Pukul 18.00 prosesi selesai dilakukan dan seluruh tukik sudah menghilang ditelan ombak, dan kami putuskan untuk segera kembali ke pantai Ujung Genteng untuk mendirikan tenda disana. Kami mendirikan tenda tepat dibibir pantai Ujung Genteng, disebelah warung tenda penduduk setempat yang lebih dulu berdiri. Sepanjang malam tenda kami diguyur hujan yang cukup lebat, sehingga saya putuskan untuk beristirahat di dalam tenda sepanjang malam, namun beberapa kawan saya menyempatkan diri belanja ke pelelangan ikan setempat dan membuat ikan bakar. Saya pun ditawari untuk bergabung, namun karena lelah dan merasa malas untuk bangun, maka saya putuskan untuk tetap istirahat di dalam tenda hingga pagi.
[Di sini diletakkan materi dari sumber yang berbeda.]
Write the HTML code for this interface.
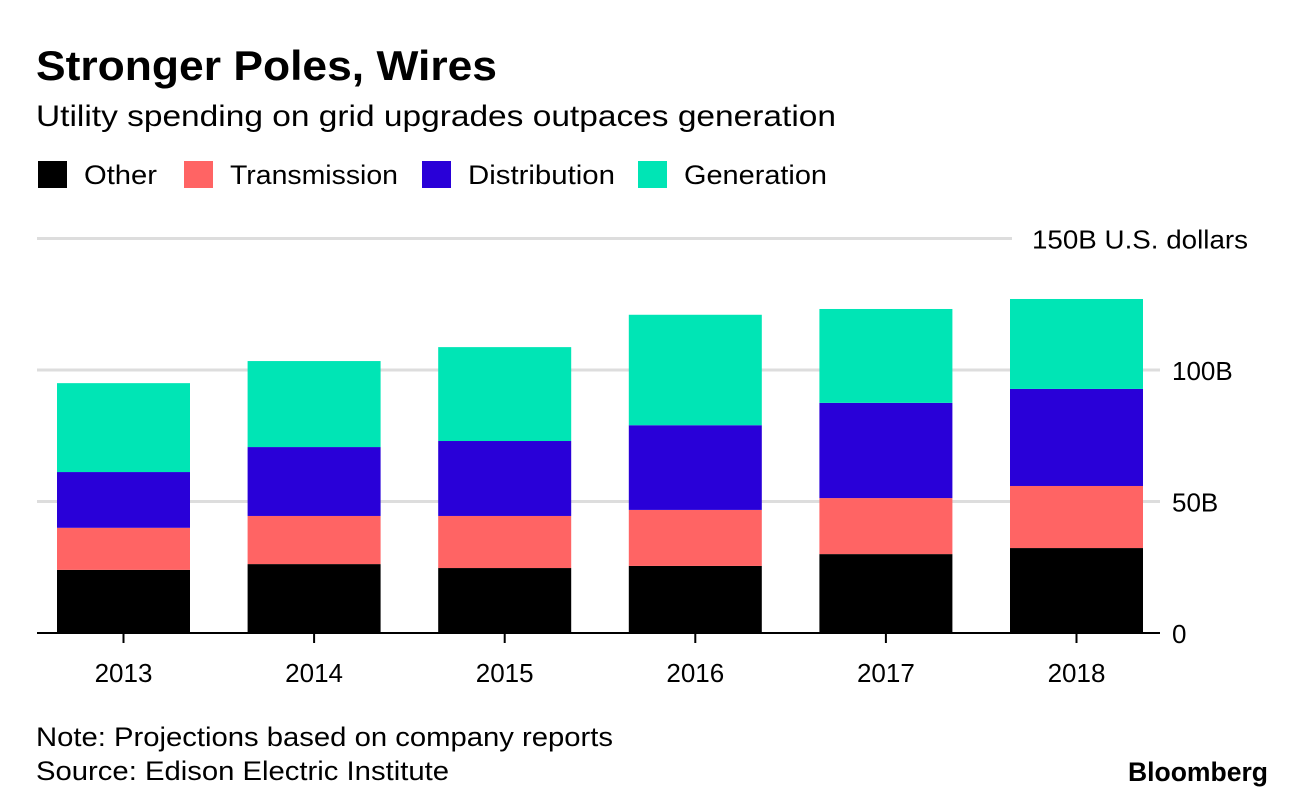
<!DOCTYPE html>
<html><head><meta charset="utf-8"><style>
body{margin:0;background:#fff;width:1296px;height:802px;overflow:hidden;font-family:"Liberation Sans",sans-serif;}
</style></head><body>
<svg width="1296" height="802" xmlns="http://www.w3.org/2000/svg" font-family="Liberation Sans, sans-serif">
<text x="36" y="80" font-size="42" font-weight="bold" fill="#000" textLength="461" lengthAdjust="spacingAndGlyphs">Stronger Poles, Wires</text>
<text x="36" y="126" font-size="30" fill="#000" textLength="800" lengthAdjust="spacingAndGlyphs">Utility spending on grid upgrades outpaces generation</text>
<g id="legend"></g>
<g id="grid"></g>
<g id="bars"></g>
<g id="axis"></g>
<text x="36" y="746" font-size="27" fill="#000" textLength="577" lengthAdjust="spacingAndGlyphs">Note: Projections based on company reports</text>
<text x="36" y="780" font-size="27" fill="#000" textLength="413" lengthAdjust="spacingAndGlyphs">Source: Edison Electric Institute</text>
<text x="1128" y="781" font-size="27" font-weight="bold" fill="#000" textLength="140" lengthAdjust="spacingAndGlyphs">Bloomberg</text>
</svg>
<script>
const categories=["2013","2014","2015","2016","2017","2018"];
const other=[24,26.2,24.7,25.5,30,32.3];
const transmission=[16,18.3,19.8,21.3,21.3,23.6];
const distribution=[21.2,26.2,28.5,32.2,36.2,36.9];
const generation=[33.8,32.7,35.7,42,35.7,34.2];
const seriesNames=["Other","Transmission","Distribution","Generation"];
const yTicks=[0,50,100,150];
const yTickLabels=["0","50B","100B","150B U.S. dollars"];
const colors=["#000000","#ff6464","#2900d8","#00e5b5"];
const NS="http://www.w3.org/2000/svg";
const y=v=>633-v*2.63;
const x=i=>57+i*190.6;
const bw=133;
function mk(tag,attrs,parent){const e=document.createElementNS(NS,tag);for(const k in attrs)e.setAttribute(k,attrs[k]);parent.appendChild(e);return e;}
const leg=document.getElementById('legend');
const legX=[38,184,422,638];
const legW=[73,168,147,143];
seriesNames.forEach((n,i)=>{
 const r=mk('rect',{x:legX[i],y:161,width:29,height:27,fill:colors[i]},leg);
 
 
 const t=mk('text',{x:legX[i]+46,y:184,'font-size':27,fill:'#000',textLength:legW[i],lengthAdjust:'spacingAndGlyphs'},leg);t.textContent=n;
 
 
});
const grid=document.getElementById('grid');
yTicks.forEach((v,i)=>{
 if(v>0){const l=mk('line',{x1:37,x2:v===150?1012:1160,y1:y(v),y2:y(v),stroke:'#dddddd','stroke-width':3},grid);
 
 }
 const attrs={x:v===150?1032:1172,y:y(v)+10,'font-size':26,fill:'#000'};
 if(v===150){attrs.textLength=216;attrs.lengthAdjust='spacingAndGlyphs';}
 const t=mk('text',attrs,grid);t.textContent=yTickLabels[i];
 
 
});
const bars=document.getElementById('bars');
const series=[other,transmission,distribution,generation];
categories.forEach((c,i)=>{
 let acc=0;
 series.forEach((s,j)=>{
  const r=mk('rect',{x:x(i),y:y(acc+s[i]),width:bw,height:y(acc)-y(acc+s[i]),fill:colors[j]},bars);
  
  
  acc+=s[i];
 });
});
const ax=document.getElementById('axis');
const base=mk('line',{x1:37,x2:1160,y1:633,y2:633,stroke:'#000','stroke-width':2},ax);


categories.forEach((c,i)=>{
 const cx=x(i)+bw/2;
 const tk=mk('line',{x1:cx,x2:cx,y1:633,y2:643,stroke:'#000','stroke-width':2},ax);
 
 
 const t=mk('text',{x:cx,y:682,'font-size':26,'text-anchor':'middle',fill:'#000'},ax);t.textContent=c;
 
 
});
</script>
</body></html>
Ketika saya bangun keesokan paginya, matahari sudah cukup tinggi namun awan mendung yang cukup tebal masih menggayut, hingga saat itu cuaca Ujung Genteng tak secerah kemarin. Tapi karena ini adalah hari terakhir saya berada disana, maka saya sempatkan untuk bergabung bersama kawan-kawan lain yang sudah terlebih dulu bermain di tepi pantai. Beberapa kawan memutuskan unutk berenang tapi saya lebih memilih berjalan-jalan di atas karang yang airnya surut, disana saya menemukan beberapa hewan unik seperti teripang, bulu babi, dan ikan kecil yang berwarna - warni terjebak di cekungan karang yang berair. Karena saya pernah melihat seorang presenter acara petualangan di TV memakan telur bulu babi, saya pun penasaran ingin mencoba hal tersebut, dan saya tangkap seekor bulu babi yang ada, tapi karena saya tak tahu bagaimana membuka cangkang dan menghindari duri beracunnya, akhirnya bulu babi itu saya lepaskan kembali :D.

Setelah 2 jam bermain di tepian karang, saya memutuskan kembali ke tenda. Setelah itu kami sepakat untuk bergegas sarapan dan kembali ke Jakarta. Tepat pukul 11.00 kami memulai perjalanan pulang, dan setelah 10 jam yang basah karena hujan yang tak kunjung berhenti. Pukul 21.00 saya tiba dirumah. (Selesai)





2 komentar:

nourygagarin mengatakan...

ini kaca yg beneran jalan kesana?
kepengen T_T

uno mengatakan...

wah saya sebenernya pengen banget backpackers kesana tapi kira2 biaya termuah untuk backpackers berapa ya?